The Veritable Records of King Seonjo described him as dignified, someone who should not be taken lightly.

==Popular culture==
Yukinaga is one of the few samurai who have more appearances in Korean pop culture than in Japanese pop culture. He often appeared as a major villain in Korean dramas. He was treated more sympathetically in novels. The Korean novel 7 nyeon jeonjaeng, by Kim Seong-han, portrayed him as a tragic anti-hero who tried to stop Hideyoshi's invasion of Korea to no avail.
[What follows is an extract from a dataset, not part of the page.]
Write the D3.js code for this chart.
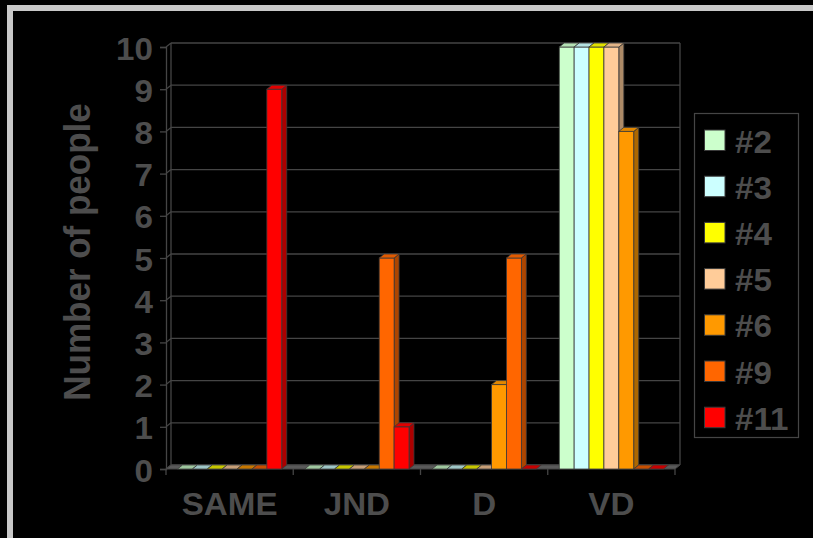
<!DOCTYPE html>
<html>
<head>
<meta charset="utf-8">
<script src="https://cdn.jsdelivr.net/npm/d3@7"></script>
<style>
  html, body { margin: 0; padding: 0; background: #000; }
  svg { display: block; }
  text { font-family: Arial, "Liberation Sans", sans-serif; font-weight: bold; fill: #4d4d4d; }
</style>
</head>
<body>
<svg id="chart" width="813" height="538"></svg>
<script>
// Ratings per difference category, one array per participant
const categories = ["SAME", "JND", "D", "VD"];
const seriesNames = ["#2", "#3", "#4", "#5", "#6", "#9", "#11"];
const seriesColors = ["#ccffcc", "#ccffff", "#ffff00", "#ffcc99", "#ff9900", "#ff6600", "#ff0000"];
const p2  = [0, 0, 0, 10];
const p3  = [0, 0, 0, 10];
const p4  = [0, 0, 0, 10];
const p5  = [0, 0, 0, 10];
const p6  = [0, 0, 2, 8];
const p9  = [0, 5, 5, 0];
const p11 = [9, 1, 0, 0];
const seriesValues = [p2, p3, p4, p5, p6, p9, p11];
const yTicks = [0, 1, 2, 3, 4, 5, 6, 7, 8, 9, 10];
const yTitle = "Number of people";

const svg = d3.select("#chart");
const W = 813, H = 538;
const STRETCH = 1.07;          // text is drawn slightly widened
const DX = 5, DY = -4;         // depth offset of the 3D box
const gridCol = "#454545";

svg.append("rect").attr("width", W).attr("height", H).attr("fill", "#000");
// light frame along the top and left edges
svg.append("rect").attr("x", 7).attr("y", 5).attr("width", W - 7).attr("height", 6).attr("fill", "#c8c8c8");
svg.append("rect").attr("x", 7).attr("y", 5).attr("width", 6).attr("height", H - 5).attr("fill", "#c8c8c8");

const x = d3.scaleBand().domain(categories).range([166, 675]).paddingInner(0).paddingOuter(0);
const bw = x.bandwidth();
const xs = d3.scaleBand().domain(seriesNames).range([bw * 0.0904, bw * (1 - 0.0904)]).padding(0);
const y = d3.scaleLinear().domain([0, 10]).range([469, 47]);
const color = d3.scaleOrdinal().domain(seriesNames).range(seriesColors);

const x0 = x.range()[0], x1 = x.range()[1];

// back wall gridlines
const grid = svg.append("g");
grid.selectAll("line.h").data(yTicks).join("line")
  .attr("x1", x0 + DX).attr("x2", x1 + DX)
  .attr("y1", d => y(d) + DY).attr("y2", d => y(d) + DY)
  .attr("stroke", gridCol).attr("stroke-width", 1.3);
// side wall diagonals from the front axis to the back wall
grid.selectAll("line.d").data(yTicks).join("line")
  .attr("x1", x0).attr("x2", x0 + DX)
  .attr("y1", d => y(d)).attr("y2", d => y(d) + DY)
  .attr("stroke", gridCol).attr("stroke-width", 1.3);
// back wall vertical edges
grid.append("line").attr("x1", x0 + DX).attr("x2", x0 + DX).attr("y1", y(10) + DY).attr("y2", y(0) + DY)
  .attr("stroke", gridCol).attr("stroke-width", 1.3);
grid.append("line").attr("x1", x1 + DX).attr("x2", x1 + DX).attr("y1", y(10) + DY).attr("y2", y(0) + DY)
  .attr("stroke", gridCol).attr("stroke-width", 1.3);
// floor
grid.append("path")
  .attr("d", `M${x0},${y(0)}L${x1},${y(0)}L${x1 + DX},${y(0) + DY}L${x0 + DX},${y(0) + DY}Z`)
  .attr("fill", "#5a5a5a").attr("stroke", gridCol).attr("stroke-width", 1);

// front value axis
const yAxis = d3.axisLeft(y).tickValues(yTicks).tickSize(6).tickPadding(7);
const yG = svg.append("g").attr("transform", `translate(${x0},0)`).call(yAxis);
yG.select(".domain").attr("stroke", gridCol).attr("stroke-width", 1.3);
yG.selectAll(".tick line").attr("stroke", gridCol).attr("stroke-width", 1.3);
yG.selectAll(".tick text")
  .attr("x", 0).attr("dy", null)
  .attr("transform", `translate(-13,12) scale(${STRETCH},1)`)
  .attr("font-size", 31)
  .attr("fill", "#4d4d4d")
  .style("font-family", "Arial, 'Liberation Sans', sans-serif")
  .style("font-weight", "bold");

// category axis: ticks at band boundaries, labels centred in each band
const bounds = categories.map(c => x(c)).concat([x1]);
svg.append("g").selectAll("line").data(bounds).join("line")
  .attr("x1", d => d).attr("x2", d => d)
  .attr("y1", y(0)).attr("y2", y(0) + 6)
  .attr("stroke", gridCol).attr("stroke-width", 1.3);
svg.append("g").selectAll("text").data(categories).join("text")
  .attr("transform", d => `translate(${x(d) + bw / 2},${y(0) + 46}) scale(${STRETCH},1)`)
  .attr("text-anchor", "middle")
  .attr("font-size", 31)
  .text(d => d);

// axis title
svg.append("text")
  .attr("transform", `translate(90,252) scale(${STRETCH},1) rotate(-90)`)
  .attr("text-anchor", "middle")
  .attr("font-size", 35)
  .text(yTitle);

// 3D columns, drawn left to right so each covers its neighbour's side face
const bars = [];
categories.forEach((c, ci) => {
  seriesNames.forEach((s, si) => {
    bars.push({ cat: c, name: s, value: seriesValues[si][ci] });
  });
});
const barG = svg.append("g");
bars.forEach(b => {
  const bx = x(b.cat) + xs(b.name);
  const w = xs.bandwidth();
  const top = y(b.value), base = y(0);
  const col = d3.color(color(b.name));
  const topCol = col.darker(0.35);
  const sideCol = col.darker(1.1);
  const g = barG.append("g");
  if (b.value > 0) {
    g.append("path")
      .attr("d", `M${bx + w},${top}L${bx + w + DX},${top + DY}L${bx + w + DX},${base + DY}L${bx + w},${base}Z`)
      .attr("fill", sideCol).attr("stroke", "#3a3a3a").attr("stroke-width", 0.8);
    g.append("rect")
      .attr("x", bx).attr("y", top).attr("width", w).attr("height", base - top)
      .attr("fill", col).attr("stroke", "#3a3a3a").attr("stroke-width", 0.8);
  }
  g.append("path")
    .attr("d", `M${bx},${top}L${bx + w},${top}L${bx + w + DX},${top + DY}L${bx + DX},${top + DY}Z`)
    .attr("fill", b.value > 0 ? topCol : col.darker(0.7))
    .attr("stroke", "#3a3a3a").attr("stroke-width", 0.8);
});

// legend
const lg = svg.append("g");
lg.append("rect").attr("x", 694.5).attr("y", 113.5).attr("width", 104).attr("height", 324)
  .attr("fill", "none").attr("stroke", "#454545").attr("stroke-width", 1.2);
const items = lg.selectAll("g.item").data(seriesNames).join("g")
  .attr("transform", (d, i) => `translate(704.5,${130 + i * 46.2})`);
items.append("rect").attr("width", 20.5).attr("height", 20.5)
  .attr("fill", d => color(d)).attr("stroke", "#3a3a3a").attr("stroke-width", 1);
items.append("text")
  .attr("transform", `translate(30.5,22.5) scale(${STRETCH},1)`)
  .attr("font-size", 31)
  .text(d => d);
</script>
</body>
</html>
Award-winning Japanese novelist Shūsaku Endō portrayed him as being jealous of Takayama Ukon, who was able to gracefully abandon everything and devote his entire life to God. Yukinaga was described as a "weak man" who suffered an inferiority complex from being unable to abandon the muddy world and live a clean life as a Christian. Endo's Yukinaga was, in fact, a person who endured a heavy cross without abandoning it even if he had to crawl on the dirt and he did it without expecting anything in return.

===Television===
- Portrayed by Jung Sung-ho in the 2004-2005 KBS1 TV series Immortal Admiral Yi Sun-sin.
- Portrayed by Lee Kwang-Ki in the 2015 KBS1 TV series Jingbirok.
- Portrayed by Park Dong-Ha in the 2016 KBS1 TV series Imjin War 1592

===Books===
- Tetsu no Kubikase by Shūsaku Endō (1977).
- Shukuteki by Shūsaku Endō (1985).
- 7 nyeon jeonjaeng by Kim Seong-han (1985).

===Games===
- Appears as a character in the video game Pokémon Conquest. His partner Pokémon is Audino.
- Appears as a character in the video game Saihai no Yukue.